Upon the hearing before the judge on March 17, 1902, the relator was sworn without out objection, and testified that he had been living in the State of New York for the past fourteen months; that his residence when at home was in Lutherville, Maryland; that he was in the City of Nashville, in the State of Tennessee, on July 2, 1901, and (under objection as immaterial) had gone there on business connected with a lumber company in which he was a heavy stockholder; that he arrived in the city on July 2, in the morning, and left about half-past seven in the evening of the same day, and while there he notified the Union Bank & Trust Company (the subsequent prosecutor herein) that the resignation of the president of the lumber company had been demanded, and would probably be accepted that day.
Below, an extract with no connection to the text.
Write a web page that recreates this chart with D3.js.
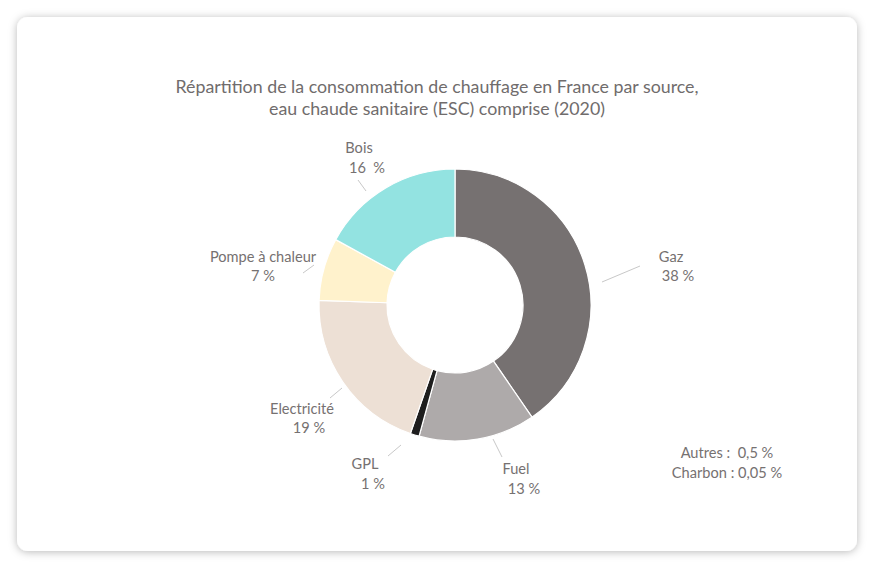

After such notification, and on the same day, the resignation was obtained, and the Union Bank & Trust Company was notified thereof by the relator before leaving the city on the evening of that day; that he passed through the City of Nashville on the 16th or 17th of July thereafter on his way to Chattanooga, but did not stop at Nashville at that time, and had not been in the State of Tennessee since the 16th day of July, 1901 at the time he went to Chattanooga; that he had never lived in the State of Tennessee, and had not been in that state between the 26th or 27th of May, 1899, and the second day of July, 1901.
Upon this state of facts, the judge before whom the hearing was had dismissed the writ and remanded the relator to the custody of the defendant Hyatt, as chief of police. This order was affirmed without any opinion by the appellate division of the supreme court, but, as stated, it was reversed by the Court of Appeals and the relator discharged.